[Given material]
════════

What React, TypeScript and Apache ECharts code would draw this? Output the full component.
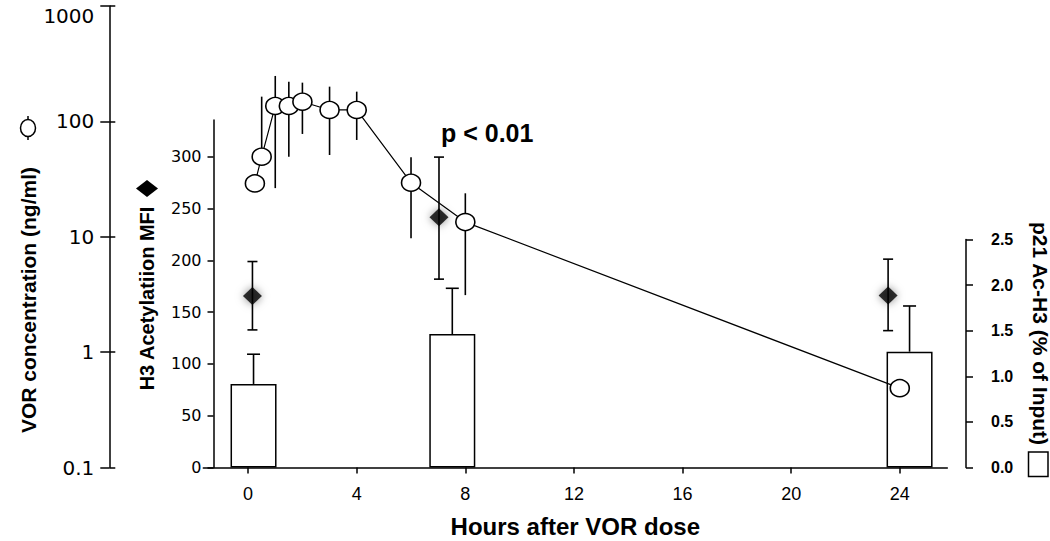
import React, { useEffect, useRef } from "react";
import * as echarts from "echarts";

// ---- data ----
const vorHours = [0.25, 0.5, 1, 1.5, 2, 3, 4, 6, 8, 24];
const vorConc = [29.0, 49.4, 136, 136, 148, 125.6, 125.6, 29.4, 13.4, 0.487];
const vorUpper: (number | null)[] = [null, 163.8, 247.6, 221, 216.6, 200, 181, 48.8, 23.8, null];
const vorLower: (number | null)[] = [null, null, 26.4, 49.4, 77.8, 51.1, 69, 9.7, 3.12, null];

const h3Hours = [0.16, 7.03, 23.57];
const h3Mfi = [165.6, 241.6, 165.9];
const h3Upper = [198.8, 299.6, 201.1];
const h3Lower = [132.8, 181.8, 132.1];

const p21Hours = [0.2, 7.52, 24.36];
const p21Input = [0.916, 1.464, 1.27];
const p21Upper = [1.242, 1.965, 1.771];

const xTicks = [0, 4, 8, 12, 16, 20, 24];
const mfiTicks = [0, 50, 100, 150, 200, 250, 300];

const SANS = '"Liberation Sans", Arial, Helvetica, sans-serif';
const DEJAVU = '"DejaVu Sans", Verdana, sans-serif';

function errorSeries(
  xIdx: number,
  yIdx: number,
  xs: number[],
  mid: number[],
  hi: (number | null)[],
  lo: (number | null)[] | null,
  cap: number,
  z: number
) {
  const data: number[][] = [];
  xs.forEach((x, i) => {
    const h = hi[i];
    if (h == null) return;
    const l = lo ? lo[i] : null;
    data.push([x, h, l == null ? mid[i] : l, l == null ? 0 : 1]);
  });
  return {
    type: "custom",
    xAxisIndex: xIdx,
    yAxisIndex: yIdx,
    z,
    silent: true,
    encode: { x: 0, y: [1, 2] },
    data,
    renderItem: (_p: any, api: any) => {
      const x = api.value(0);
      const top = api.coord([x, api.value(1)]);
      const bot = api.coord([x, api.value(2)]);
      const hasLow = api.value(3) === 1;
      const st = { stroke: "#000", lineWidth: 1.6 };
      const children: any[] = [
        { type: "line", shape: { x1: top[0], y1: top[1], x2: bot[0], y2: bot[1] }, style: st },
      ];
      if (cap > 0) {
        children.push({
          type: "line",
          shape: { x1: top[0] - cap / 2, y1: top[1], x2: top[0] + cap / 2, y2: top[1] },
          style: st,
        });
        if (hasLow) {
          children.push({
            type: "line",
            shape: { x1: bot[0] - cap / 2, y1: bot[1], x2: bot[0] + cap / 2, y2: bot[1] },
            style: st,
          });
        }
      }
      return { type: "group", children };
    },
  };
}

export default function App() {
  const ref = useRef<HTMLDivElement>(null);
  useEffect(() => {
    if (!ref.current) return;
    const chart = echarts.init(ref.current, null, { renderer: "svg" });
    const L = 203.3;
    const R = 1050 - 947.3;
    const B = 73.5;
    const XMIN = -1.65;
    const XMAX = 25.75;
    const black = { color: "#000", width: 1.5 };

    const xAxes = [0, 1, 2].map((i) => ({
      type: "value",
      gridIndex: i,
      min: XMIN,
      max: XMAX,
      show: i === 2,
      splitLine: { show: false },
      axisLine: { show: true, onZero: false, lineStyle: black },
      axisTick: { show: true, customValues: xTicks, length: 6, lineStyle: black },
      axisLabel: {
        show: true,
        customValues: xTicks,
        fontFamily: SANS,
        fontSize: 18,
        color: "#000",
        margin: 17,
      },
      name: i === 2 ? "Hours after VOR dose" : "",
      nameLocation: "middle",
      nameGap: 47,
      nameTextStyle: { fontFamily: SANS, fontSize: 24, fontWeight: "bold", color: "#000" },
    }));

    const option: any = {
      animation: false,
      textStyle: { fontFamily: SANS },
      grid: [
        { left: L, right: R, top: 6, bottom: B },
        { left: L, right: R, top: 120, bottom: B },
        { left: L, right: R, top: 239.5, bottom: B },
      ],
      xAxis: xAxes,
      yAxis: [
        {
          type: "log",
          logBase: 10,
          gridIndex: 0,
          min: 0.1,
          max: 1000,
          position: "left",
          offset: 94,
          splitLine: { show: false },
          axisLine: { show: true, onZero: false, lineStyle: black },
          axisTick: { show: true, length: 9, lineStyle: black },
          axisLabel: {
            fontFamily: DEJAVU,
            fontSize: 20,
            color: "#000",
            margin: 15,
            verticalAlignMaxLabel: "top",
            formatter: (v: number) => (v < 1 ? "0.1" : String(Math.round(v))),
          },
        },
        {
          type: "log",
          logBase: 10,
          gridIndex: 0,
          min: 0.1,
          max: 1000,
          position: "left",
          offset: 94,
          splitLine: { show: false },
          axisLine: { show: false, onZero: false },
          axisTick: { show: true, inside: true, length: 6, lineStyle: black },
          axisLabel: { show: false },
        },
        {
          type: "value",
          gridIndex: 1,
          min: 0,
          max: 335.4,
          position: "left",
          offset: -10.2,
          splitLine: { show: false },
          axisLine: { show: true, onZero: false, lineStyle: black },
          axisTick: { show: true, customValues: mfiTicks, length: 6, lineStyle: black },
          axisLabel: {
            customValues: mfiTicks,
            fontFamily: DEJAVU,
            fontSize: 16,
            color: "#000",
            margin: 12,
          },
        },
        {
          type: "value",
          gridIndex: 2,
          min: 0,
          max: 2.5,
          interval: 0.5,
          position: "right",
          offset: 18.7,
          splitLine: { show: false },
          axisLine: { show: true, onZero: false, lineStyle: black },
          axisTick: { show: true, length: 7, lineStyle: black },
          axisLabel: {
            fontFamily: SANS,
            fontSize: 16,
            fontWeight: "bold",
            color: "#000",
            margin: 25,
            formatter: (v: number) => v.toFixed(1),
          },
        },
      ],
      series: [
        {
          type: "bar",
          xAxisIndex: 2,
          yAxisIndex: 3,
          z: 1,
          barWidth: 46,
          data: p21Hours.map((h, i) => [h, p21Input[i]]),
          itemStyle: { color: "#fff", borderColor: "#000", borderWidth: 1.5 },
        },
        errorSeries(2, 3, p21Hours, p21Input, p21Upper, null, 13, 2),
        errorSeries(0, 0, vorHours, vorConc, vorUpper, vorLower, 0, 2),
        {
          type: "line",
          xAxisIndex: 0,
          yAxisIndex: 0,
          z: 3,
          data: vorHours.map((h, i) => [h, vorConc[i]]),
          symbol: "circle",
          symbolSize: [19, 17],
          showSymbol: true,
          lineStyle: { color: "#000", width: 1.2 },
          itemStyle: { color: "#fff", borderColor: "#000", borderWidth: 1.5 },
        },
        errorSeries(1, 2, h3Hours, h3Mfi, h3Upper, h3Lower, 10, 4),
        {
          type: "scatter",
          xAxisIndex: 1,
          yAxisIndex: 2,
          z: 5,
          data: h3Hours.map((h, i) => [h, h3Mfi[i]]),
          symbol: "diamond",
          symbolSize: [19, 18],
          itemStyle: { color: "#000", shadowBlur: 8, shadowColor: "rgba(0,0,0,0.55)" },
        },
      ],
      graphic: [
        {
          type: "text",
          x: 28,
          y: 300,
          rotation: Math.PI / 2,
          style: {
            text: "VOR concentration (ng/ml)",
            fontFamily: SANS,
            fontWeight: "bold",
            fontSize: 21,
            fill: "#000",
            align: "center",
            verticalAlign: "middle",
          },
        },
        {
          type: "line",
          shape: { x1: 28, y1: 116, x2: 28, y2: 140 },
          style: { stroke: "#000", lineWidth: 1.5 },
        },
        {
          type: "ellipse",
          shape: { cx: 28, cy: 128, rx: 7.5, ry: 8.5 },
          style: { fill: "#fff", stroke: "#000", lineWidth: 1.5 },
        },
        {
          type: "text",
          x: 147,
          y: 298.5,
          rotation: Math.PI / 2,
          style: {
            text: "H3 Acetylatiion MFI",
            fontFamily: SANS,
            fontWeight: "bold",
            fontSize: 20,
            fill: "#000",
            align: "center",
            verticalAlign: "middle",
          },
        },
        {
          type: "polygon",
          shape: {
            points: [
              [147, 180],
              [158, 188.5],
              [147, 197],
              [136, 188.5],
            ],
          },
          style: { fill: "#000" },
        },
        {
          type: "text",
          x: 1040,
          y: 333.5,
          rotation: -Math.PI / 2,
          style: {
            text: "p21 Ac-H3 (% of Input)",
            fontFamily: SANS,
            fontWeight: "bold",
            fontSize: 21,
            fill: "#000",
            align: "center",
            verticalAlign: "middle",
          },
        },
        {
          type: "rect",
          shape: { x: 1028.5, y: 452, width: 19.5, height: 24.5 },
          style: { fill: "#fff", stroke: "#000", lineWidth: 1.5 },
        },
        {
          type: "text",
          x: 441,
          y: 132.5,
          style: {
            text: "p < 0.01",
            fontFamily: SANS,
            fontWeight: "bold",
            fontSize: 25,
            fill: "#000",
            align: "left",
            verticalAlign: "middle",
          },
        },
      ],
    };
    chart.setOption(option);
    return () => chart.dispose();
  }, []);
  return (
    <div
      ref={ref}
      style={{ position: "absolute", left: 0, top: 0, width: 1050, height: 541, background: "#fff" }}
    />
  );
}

════════

[Requirements] Pictures are excluded: retype only the lines from the beginning of the listing above through the line with "import * as", both included.

[The answer]
What React, TypeScript and Apache ECharts code would draw this? Output the full component.
import React, { useEffect, useRef } from "react";
import * as echarts from "echarts";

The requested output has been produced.